Debbie Kee: Teaching generations of music lovers
Debbie Kee has just as much energy as her little, wriggling music students.
She bounces and giggles right beside them, never missing a beat.
Surprisingly, the 64-year-old Lincoln resident has never had a cup of coffee in her life. Not one drop.
“Seriously,” she said. "Seriously!"
Kee – known as Miss Debbie by most – runs Keenote Music Studio, working out of her custom studio on a 34-acre farm in Lincoln. She also teaches classes in a small room at The Feed Company on Route 16 in Milton and at Browseabout Books in Rehoboth Beach.
Sitting on the floor in her Milton studio, legs crossed and music playing in the background, Miss Debbie smiles from ear to ear, encouraging a class of toddlers to use their voices. She waves her hands and claps, encouraging the children to let go and sing loud and proud.
So that's exactly what they do.
“You know what's neat about singing?” she asked. “Singing is from your toes to your head, and it involves everything. Everybody's voice is so special to them. It's like your name. That's why I know all of these kids' names – because that's part of them. So music is also that. It comes from within. It comes from the heart. It comes from the soul. It's just wonderful.”

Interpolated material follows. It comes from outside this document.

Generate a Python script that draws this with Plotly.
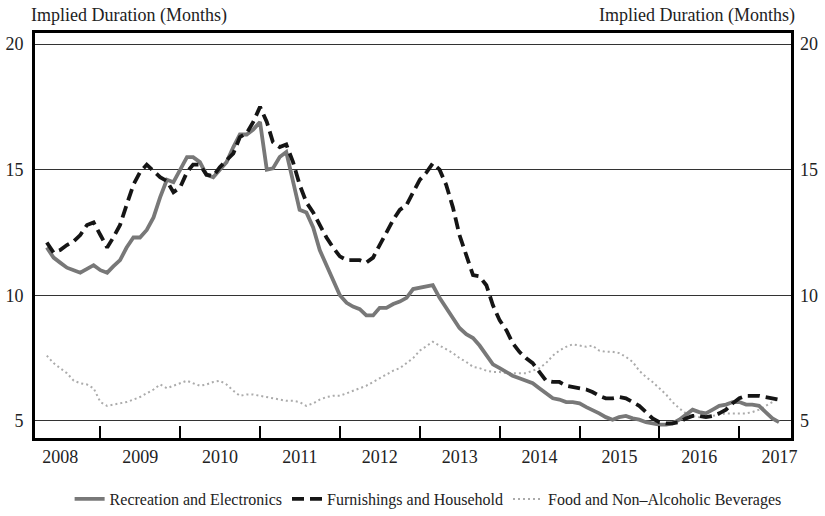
import pandas as pd
import plotly.graph_objects as go

# monthly observations, May 2008 - Jul 2017
months = pd.date_range("2008-05-01", periods=111, freq="MS")

recreation = [
    11.9, 11.5, 11.3, 11.1, 11.0, 10.9, 11.05, 11.2,
    11.0, 10.9, 11.15, 11.4, 11.9, 12.3, 12.3, 12.6, 13.1, 13.9, 14.6, 14.5,
    15.0, 15.5, 15.5, 15.3, 14.8, 14.7, 15.0, 15.3, 15.9, 16.4, 16.4, 16.6,
    16.9, 15.0, 15.05, 15.5, 15.7, 14.6, 13.4, 13.3, 12.7, 11.8, 11.2, 10.6,
    10.0, 9.7, 9.55, 9.45, 9.2, 9.2, 9.5, 9.5, 9.65, 9.75, 9.9, 10.25,
    10.3, 10.35, 10.4, 9.9, 9.5, 9.15, 8.7, 8.45, 8.3, 8.0, 7.6, 7.25,
    7.1, 6.95, 6.8, 6.7, 6.6, 6.5, 6.3, 6.1, 5.9, 5.85, 5.75, 5.75,
    5.7, 5.55, 5.45, 5.3, 5.15, 5.05, 5.15, 5.2, 5.1, 5.05, 4.95, 4.9,
    4.85, 4.85, 4.9, 5.05, 5.25, 5.45, 5.35, 5.3, 5.45, 5.6, 5.65, 5.75,
    5.75, 5.65, 5.65, 5.6, 5.35, 5.1, 4.95,
]

furnishings = [
    12.1, 11.7, 11.8, 12.0, 12.15, 12.4, 12.8, 12.9,
    12.4, 11.9, 12.3, 12.8, 13.6, 14.4, 14.9, 15.2, 14.95, 14.7, 14.55, 14.1,
    14.3, 14.9, 15.2, 15.2, 14.8, 14.75, 15.1, 15.35, 15.65, 16.3, 16.45, 16.9,
    17.5, 16.9, 16.1, 15.9, 16.0, 15.3, 14.4, 13.7, 13.3, 12.8, 12.3, 11.9,
    11.55, 11.4, 11.4, 11.4, 11.3, 11.5, 12.0, 12.5, 13.0, 13.4, 13.6, 14.1,
    14.6, 14.9, 15.25, 15.0, 14.4, 13.5, 12.4, 11.6, 10.8, 10.75, 10.4, 9.6,
    9.0, 8.6, 8.1, 7.75, 7.5, 7.3, 6.95, 6.6, 6.55, 6.55, 6.4, 6.35,
    6.3, 6.25, 6.15, 6.0, 5.9, 5.9, 5.95, 5.9, 5.75, 5.6, 5.35, 5.1,
    4.95, 4.9, 4.9, 4.95, 5.1, 5.2, 5.2, 5.15, 5.2, 5.3, 5.45, 5.7,
    5.9, 6.0, 6.0, 6.0, 5.95, 5.9, 5.85,
]

food = [
    7.6, 7.3, 7.1, 6.9, 6.6, 6.5, 6.45, 6.3,
    5.75, 5.6, 5.65, 5.7, 5.75, 5.85, 5.95, 6.1, 6.25, 6.45, 6.3, 6.4,
    6.5, 6.6, 6.5, 6.4, 6.45, 6.55, 6.6, 6.45, 6.2, 6.0, 6.05, 6.05,
    6.0, 5.95, 5.9, 5.85, 5.8, 5.8, 5.75, 5.6, 5.7, 5.85, 5.95, 6.0,
    6.0, 6.1, 6.2, 6.3, 6.4, 6.55, 6.7, 6.85, 7.0, 7.1, 7.3, 7.5,
    7.8, 8.0, 8.15, 8.0, 7.85, 7.7, 7.5, 7.35, 7.15, 7.1, 7.0, 6.95,
    6.95, 6.9, 6.9, 6.9, 6.9, 7.0, 7.1, 7.3, 7.6, 7.8, 7.95, 8.05,
    8.0, 7.95, 8.0, 7.8, 7.75, 7.75, 7.7, 7.55, 7.35, 7.0, 6.75, 6.55,
    6.3, 6.05, 5.75, 5.5, 5.3, 5.2, 5.15, 5.15, 5.2, 5.25, 5.3, 5.3,
    5.3, 5.3, 5.35, 5.45, 5.6, 5.75, 5.9,
]

y_ticks = [5, 10, 15, 20]
y_title = "Implied Duration (Months)"

serif = "Liberation Serif"

fig = go.Figure()
fig.add_trace(go.Scatter(
    x=months, y=food, mode="lines", name="Food and Non\u2013Alcoholic Beverages",
    line=dict(color="#ababab", width=2, dash="2px,3px"), legendrank=3,
))
fig.add_trace(go.Scatter(
    x=months, y=recreation, mode="lines", name="Recreation and Electronics",
    line=dict(color="#787878", width=3.8), legendrank=1,
))
fig.add_trace(go.Scatter(
    x=months, y=furnishings, mode="lines", name="Furnishings and Household",
    line=dict(color="#151515", width=3.8, dash="12px,6px"), legendrank=2,
))
# invisible trace so the right-hand axis gets drawn
fig.add_trace(go.Scatter(
    x=months, y=food, yaxis="y2", mode="lines", showlegend=False,
    hoverinfo="skip", line=dict(width=0), opacity=0,
))

fig.update_layout(
    width=825, height=516,
    margin=dict(l=35, r=34, t=33, b=78, autoexpand=False),
    plot_bgcolor="white", paper_bgcolor="white",
    font=dict(family=serif, size=18, color="#222"),
    showlegend=True,
    legend=dict(
        orientation="h", x=0.52, xanchor="center",
        yref="container", y=0.0, yanchor="bottom",
        font=dict(family=serif, size=16),
    ),
    xaxis=dict(
        type="date", range=["2008-03-08", "2017-08-25"],
        tick0="2008-01-01", dtick="M12", tickformat="%Y",
        ticklabelmode="period", ticks="inside", ticklen=12, tickwidth=1.5,
        tickcolor="black", showgrid=False, zeroline=False, automargin=False,
        showline=True, linewidth=3, linecolor="black", mirror=True,
        tickfont=dict(family=serif, size=18), ticklabelstandoff=0,
    ),
    yaxis=dict(
        range=[4.32, 20.44], tickvals=y_ticks, showgrid=True,
        gridcolor="#333", gridwidth=1.2, zeroline=False, ticks="",
        showline=True, linewidth=3, linecolor="black", mirror=True,
        automargin=False,
        tickfont=dict(family=serif, size=18), ticklabelstandoff=5,
    ),
    yaxis2=dict(
        overlaying="y", side="right", matches="y", tickvals=y_ticks,
        showgrid=False, zeroline=False, ticks="", automargin=False,
        tickfont=dict(family=serif, size=18), ticklabelstandoff=8,
    ),
    annotations=[
        dict(text=y_title, xref="paper", yref="paper", x=0, y=1,
             xanchor="left", yanchor="bottom", yshift=5, xshift=-6,
             showarrow=False, font=dict(family=serif, size=18)),
        dict(text=y_title, xref="paper", yref="paper", x=1, y=1,
             xanchor="right", yanchor="bottom", yshift=5, xshift=6,
             showarrow=False, font=dict(family=serif, size=18)),
    ],
)

# drop the default page margin so the figure fills the window
fig.write_html(
    "out.html",
    config={"displayModeBar": False},
    post_script="document.body.style.margin = '0';",
)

Before she was known as Miss Debbie, she was a girl who always loved music. Starting in middle school, she played the clarinet and later started a folk club with some high school friends. Her mother, Betty DeBoer, played guitar with a friend – they were known as Betty and Barb – and would tour nursing homes, with a younger Miss Debbie in tow to sing along.
As a child, she moved quite a bit with her family. Beginning in 1956, she spent her summers in what was once the only red beach house in Lewes. Her parents, both University of Delaware graduates, eventually moved back to the First State when Miss Debbie enrolled at her parents' alma mater.
“They still have the Lewes house, which we still use,” she said. “It's about the 15th house down from the public beach, and still has the original old, knotty pine.”
After graduating with honors and a double degree in elementary and special education, Miss Debbie got a job teaching locally, as a special education teacher at Carrie Downie Elementary School in New Castle, where her mother also worked as a guidance counselor.
“I went to school there, my husband went to school there, and my mom even taught kindergarten there,” she said. “So we had such a connection.”
After a year of teaching, Miss Debbie became pregnant with her first of two daughters and her husband started a new job. They moved to Milford and while there, she enrolled in an aerobics class at a local dance studio.
Music and the arts have always been close to Miss Debbie's heart, but it wasn't until she was asked to help out as an instructor at the Milford studio that she realized she could teach children literally anything.
“That got me into teaching 14 years of dance,” she said. “And I wasn't even trained in it! But I can teach kids anything.”
A few years later, she began teaching Kindermusik classes at the Music School of Delaware, but it didn't take long for her to realize she wanted to have her own studio. In 1999, Miss Debbie had a studio built while farming the land she shared with her husband, Ed Kee, who is now the secretary of the Delaware Department of Agriculture. To her students, she said with a giggle, he's known as Mr. Debbie.
“We did 2,500 cantaloupe plants and 5,000 tomato plants and peppers and everything you can think of,” she said. “It was a lot of work. Meantime, I'm teaching, and in the summer for 13 years, I also coached Shawnee Country Club's swim team.”
The grandmother of five admits she doesn't know how to do anything but go, go, go.
Miss Debbie takes her cues from Kindermusik and Musikgarten, musical teaching theories that began in Germany. Adding her own spin, her classes – for newborns to teens – focus on music and movement to help develop early learning skills that go far beyond knowing the lyrics of a song. At Keenote Studio, Miss Debbie nurtures her students and their parents, and provides a comfortable setting for bonds, and the children themselves, to grow through music and movement.
She also uses her curriculum to keep oral history alive, teaching her young students classic nursery rhymes, tongue-twisters and nostalgic pieces that might otherwise be lost.
“Let me call you sweetheart, I'm in love with you,” she sings as an example, with a sweet tone and perfect pitch. “Those old ones, we're losing them if we don't keep doing them.”
After more than two decades of helping area children find their voices, Miss Debbie is finding that her former students are now parents, and they're now bringing their children back to the studio.
“That's been a joy for me – it's that second, third generation now,” she said. “I took pictures of all my classes, so once in a while I bring in pictures and say, 'This is your mom when she took tap classes with me!'”
No matter how many years go by, if you give her a hint, Miss Debbie will remember now-grown students by name, whether they cross paths in a local grocery store or when they enroll their newborn babies in her energetic Baby Beat class.
“That's what I'm about – every one of these kids is my family,” she said. “Once they're in, they are the Keenote family. It's a neat thing, and I don't plan on stopping.”